(SET TASK) Nothing outside the range from the line with "Convert this chart to Apache ECharts code." to the line with "const ink = '#1c1c1c';" belongs in the copy, and no pictures do either; repeat that range exactly.

start THE DATA

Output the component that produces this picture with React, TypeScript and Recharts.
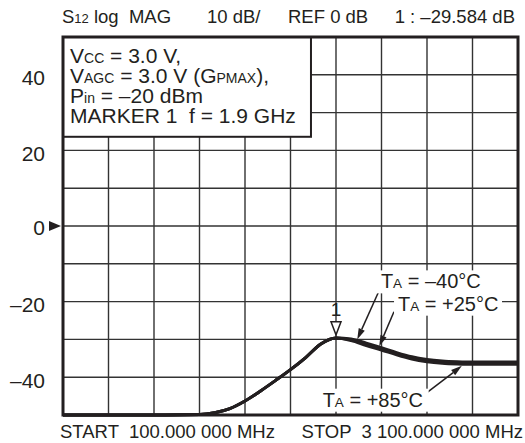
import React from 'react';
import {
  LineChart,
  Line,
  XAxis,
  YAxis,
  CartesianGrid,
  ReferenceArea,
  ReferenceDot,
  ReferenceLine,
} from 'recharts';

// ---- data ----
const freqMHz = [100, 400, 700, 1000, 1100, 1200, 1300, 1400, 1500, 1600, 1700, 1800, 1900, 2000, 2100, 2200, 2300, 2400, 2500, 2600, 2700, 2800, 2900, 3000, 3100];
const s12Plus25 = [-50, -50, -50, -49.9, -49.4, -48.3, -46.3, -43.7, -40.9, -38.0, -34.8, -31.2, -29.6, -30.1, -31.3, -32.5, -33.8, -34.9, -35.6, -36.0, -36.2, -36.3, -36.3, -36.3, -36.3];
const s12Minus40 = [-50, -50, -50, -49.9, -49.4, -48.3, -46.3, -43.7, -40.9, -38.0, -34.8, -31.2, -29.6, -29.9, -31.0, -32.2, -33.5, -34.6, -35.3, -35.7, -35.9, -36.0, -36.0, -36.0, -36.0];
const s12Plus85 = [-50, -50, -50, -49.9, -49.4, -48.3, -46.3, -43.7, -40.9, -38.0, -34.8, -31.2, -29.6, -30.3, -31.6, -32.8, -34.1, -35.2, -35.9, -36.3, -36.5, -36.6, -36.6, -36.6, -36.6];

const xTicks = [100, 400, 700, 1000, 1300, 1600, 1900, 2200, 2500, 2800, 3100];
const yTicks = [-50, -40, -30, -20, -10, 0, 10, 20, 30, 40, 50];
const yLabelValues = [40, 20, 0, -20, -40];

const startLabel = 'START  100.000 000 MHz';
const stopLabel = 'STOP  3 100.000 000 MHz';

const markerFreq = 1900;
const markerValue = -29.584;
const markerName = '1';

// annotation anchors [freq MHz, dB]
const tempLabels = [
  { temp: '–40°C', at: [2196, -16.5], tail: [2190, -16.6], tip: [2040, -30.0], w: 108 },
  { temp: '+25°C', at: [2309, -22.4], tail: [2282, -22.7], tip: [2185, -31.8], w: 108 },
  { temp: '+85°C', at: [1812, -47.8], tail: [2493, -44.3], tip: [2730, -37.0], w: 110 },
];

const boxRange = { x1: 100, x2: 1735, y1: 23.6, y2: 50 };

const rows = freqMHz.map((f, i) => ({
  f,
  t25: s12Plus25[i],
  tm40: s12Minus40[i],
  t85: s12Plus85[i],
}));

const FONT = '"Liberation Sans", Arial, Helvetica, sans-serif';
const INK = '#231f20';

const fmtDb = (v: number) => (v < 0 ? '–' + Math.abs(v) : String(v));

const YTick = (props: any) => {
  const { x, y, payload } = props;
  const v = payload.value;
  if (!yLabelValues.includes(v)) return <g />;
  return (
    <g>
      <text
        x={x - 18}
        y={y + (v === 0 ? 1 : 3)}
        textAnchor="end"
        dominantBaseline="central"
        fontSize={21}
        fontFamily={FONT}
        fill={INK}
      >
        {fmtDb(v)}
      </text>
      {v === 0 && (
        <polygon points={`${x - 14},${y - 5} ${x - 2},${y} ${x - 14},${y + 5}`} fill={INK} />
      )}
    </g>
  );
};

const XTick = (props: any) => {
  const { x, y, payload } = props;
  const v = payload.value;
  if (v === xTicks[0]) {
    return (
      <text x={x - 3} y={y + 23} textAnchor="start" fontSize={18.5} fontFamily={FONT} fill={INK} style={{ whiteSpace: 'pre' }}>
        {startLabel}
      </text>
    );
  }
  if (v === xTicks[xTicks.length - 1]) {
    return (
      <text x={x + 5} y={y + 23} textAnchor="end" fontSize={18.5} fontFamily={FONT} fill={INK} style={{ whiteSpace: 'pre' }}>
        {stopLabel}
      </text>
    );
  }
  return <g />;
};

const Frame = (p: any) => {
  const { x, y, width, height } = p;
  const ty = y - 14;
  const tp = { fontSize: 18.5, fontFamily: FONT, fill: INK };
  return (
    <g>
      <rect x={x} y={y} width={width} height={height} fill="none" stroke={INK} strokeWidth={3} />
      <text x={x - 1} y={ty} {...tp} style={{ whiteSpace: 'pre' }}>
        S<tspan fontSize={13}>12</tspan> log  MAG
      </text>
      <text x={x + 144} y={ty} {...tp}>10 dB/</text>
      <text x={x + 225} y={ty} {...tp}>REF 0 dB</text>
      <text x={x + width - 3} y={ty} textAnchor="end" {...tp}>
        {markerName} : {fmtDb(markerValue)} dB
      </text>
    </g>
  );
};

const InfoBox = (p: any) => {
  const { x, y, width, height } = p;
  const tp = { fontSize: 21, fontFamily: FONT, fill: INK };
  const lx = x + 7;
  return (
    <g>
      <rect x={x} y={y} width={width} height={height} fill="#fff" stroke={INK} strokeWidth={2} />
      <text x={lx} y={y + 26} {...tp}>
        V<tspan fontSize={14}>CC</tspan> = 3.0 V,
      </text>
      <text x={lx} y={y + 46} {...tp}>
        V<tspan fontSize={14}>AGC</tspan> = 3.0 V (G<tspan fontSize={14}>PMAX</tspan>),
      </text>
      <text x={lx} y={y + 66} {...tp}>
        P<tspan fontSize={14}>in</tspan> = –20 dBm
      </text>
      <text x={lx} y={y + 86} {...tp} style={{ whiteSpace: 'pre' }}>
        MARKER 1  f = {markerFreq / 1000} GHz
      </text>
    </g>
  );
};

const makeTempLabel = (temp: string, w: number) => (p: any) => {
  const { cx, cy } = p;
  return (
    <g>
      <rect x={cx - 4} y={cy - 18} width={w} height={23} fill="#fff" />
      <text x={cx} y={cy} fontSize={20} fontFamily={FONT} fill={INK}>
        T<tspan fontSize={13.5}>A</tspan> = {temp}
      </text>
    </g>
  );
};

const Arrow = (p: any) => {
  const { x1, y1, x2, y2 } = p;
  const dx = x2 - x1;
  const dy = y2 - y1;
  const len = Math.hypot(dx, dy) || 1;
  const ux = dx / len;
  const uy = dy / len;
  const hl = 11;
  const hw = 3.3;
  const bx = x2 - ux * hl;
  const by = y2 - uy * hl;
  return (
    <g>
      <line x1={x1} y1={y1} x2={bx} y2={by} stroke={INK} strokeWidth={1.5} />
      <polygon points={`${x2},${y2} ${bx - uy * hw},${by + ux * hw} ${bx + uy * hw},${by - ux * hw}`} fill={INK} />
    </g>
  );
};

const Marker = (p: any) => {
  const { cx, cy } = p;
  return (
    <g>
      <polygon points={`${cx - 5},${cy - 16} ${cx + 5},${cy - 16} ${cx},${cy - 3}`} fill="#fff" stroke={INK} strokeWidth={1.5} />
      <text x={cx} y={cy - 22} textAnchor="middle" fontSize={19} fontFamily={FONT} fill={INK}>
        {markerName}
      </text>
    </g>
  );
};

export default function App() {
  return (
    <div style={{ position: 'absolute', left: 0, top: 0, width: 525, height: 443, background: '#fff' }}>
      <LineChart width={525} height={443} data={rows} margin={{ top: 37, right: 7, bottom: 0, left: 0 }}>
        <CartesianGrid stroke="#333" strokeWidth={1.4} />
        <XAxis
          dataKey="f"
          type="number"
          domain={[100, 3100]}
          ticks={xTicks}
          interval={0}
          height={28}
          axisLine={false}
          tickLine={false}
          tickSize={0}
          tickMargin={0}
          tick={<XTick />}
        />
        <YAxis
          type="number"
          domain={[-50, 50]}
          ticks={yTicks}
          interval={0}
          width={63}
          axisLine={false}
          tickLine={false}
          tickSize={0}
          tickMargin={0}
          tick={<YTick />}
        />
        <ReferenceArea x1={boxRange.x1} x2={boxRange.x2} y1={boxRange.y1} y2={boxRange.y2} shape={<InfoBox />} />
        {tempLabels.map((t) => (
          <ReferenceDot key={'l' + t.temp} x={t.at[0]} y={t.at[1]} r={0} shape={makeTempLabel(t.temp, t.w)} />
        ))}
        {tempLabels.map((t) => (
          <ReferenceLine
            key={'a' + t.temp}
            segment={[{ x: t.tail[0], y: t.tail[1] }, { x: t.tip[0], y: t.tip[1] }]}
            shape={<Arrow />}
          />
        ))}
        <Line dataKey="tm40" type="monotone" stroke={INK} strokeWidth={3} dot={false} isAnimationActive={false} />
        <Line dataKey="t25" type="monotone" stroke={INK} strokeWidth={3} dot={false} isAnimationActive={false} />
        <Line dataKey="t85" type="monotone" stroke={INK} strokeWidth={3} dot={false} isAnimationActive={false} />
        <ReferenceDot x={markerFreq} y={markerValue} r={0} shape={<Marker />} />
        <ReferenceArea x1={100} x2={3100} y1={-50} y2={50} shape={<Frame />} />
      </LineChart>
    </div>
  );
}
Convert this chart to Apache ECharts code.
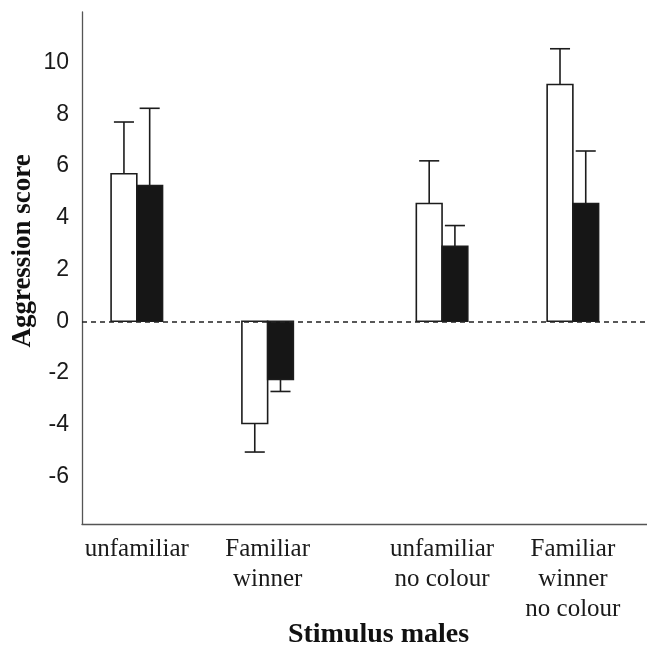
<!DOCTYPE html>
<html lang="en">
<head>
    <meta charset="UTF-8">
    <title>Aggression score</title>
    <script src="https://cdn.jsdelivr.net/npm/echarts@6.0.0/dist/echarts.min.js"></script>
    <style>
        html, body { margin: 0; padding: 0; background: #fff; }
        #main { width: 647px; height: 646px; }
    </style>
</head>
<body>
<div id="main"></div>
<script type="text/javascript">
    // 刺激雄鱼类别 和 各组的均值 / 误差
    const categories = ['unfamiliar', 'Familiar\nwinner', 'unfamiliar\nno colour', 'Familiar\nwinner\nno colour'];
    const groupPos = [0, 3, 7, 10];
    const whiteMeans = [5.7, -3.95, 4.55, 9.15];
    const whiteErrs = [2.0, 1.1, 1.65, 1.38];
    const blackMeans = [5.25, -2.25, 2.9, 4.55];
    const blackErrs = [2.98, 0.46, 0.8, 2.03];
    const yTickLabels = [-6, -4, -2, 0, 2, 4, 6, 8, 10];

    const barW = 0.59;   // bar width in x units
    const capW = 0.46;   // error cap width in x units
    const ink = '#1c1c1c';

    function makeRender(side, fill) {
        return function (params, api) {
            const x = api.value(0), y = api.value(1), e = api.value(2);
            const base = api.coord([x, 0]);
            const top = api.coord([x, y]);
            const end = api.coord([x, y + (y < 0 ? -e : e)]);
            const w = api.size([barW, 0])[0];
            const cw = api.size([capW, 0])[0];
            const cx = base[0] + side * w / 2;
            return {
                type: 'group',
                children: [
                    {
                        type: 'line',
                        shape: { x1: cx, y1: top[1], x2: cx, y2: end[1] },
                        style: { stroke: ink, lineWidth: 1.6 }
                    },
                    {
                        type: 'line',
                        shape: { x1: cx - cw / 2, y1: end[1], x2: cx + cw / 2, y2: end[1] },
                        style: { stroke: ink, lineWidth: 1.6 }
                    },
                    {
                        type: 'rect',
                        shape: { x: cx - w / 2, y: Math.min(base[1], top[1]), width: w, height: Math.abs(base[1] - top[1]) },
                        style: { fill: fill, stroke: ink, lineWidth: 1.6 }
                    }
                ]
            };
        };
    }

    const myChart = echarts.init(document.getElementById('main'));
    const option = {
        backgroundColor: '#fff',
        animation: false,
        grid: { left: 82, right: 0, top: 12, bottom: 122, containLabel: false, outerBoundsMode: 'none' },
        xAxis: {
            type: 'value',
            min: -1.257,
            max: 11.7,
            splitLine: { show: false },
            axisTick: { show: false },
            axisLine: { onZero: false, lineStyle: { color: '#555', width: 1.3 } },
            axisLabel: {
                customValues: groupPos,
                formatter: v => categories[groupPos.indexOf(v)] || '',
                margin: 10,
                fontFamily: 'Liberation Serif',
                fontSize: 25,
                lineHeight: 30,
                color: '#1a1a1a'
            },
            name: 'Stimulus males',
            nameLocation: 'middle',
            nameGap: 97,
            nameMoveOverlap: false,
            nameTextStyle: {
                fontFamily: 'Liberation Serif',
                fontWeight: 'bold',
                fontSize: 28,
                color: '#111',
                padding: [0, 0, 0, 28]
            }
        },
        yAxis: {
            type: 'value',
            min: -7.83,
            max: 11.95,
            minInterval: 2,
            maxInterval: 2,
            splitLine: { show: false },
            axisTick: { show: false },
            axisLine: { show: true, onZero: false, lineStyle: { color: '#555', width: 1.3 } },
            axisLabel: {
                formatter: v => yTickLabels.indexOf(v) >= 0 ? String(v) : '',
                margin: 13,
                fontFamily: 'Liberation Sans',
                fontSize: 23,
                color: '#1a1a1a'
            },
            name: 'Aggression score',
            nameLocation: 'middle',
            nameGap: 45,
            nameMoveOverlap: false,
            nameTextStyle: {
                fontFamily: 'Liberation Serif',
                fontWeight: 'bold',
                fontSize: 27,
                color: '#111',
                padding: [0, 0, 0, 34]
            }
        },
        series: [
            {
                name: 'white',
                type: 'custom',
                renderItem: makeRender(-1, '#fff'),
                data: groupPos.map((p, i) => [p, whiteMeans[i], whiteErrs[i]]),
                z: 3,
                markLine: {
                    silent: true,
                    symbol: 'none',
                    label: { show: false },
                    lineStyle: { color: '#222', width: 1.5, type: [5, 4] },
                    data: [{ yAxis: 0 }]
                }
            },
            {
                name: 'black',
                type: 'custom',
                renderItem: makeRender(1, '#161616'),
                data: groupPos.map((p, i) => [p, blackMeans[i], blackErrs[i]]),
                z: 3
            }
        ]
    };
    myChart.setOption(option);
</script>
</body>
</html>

end THE DATA

(TASK RESULT)
Convert this chart to Apache ECharts code.
<!DOCTYPE html>
<html lang="en">
<head>
    <meta charset="UTF-8">
    <title>Aggression score</title>
    <script src="https://cdn.jsdelivr.net/npm/echarts@6.0.0/dist/echarts.min.js"></script>
    <style>
        html, body { margin: 0; padding: 0; background: #fff; }
        #main { width: 647px; height: 646px; }
    </style>
</head>
<body>
<div id="main"></div>
<script type="text/javascript">
    // 刺激雄鱼类别 和 各组的均值 / 误差
    const categories = ['unfamiliar', 'Familiar\nwinner', 'unfamiliar\nno colour', 'Familiar\nwinner\nno colour'];
    const groupPos = [0, 3, 7, 10];
    const whiteMeans = [5.7, -3.95, 4.55, 9.15];
    const whiteErrs = [2.0, 1.1, 1.65, 1.38];
    const blackMeans = [5.25, -2.25, 2.9, 4.55];
    const blackErrs = [2.98, 0.46, 0.8, 2.03];
    const yTickLabels = [-6, -4, -2, 0, 2, 4, 6, 8, 10];

    const barW = 0.59;   // bar width in x units
    const capW = 0.46;   // error cap width in x units
    const ink = '#1c1c1c';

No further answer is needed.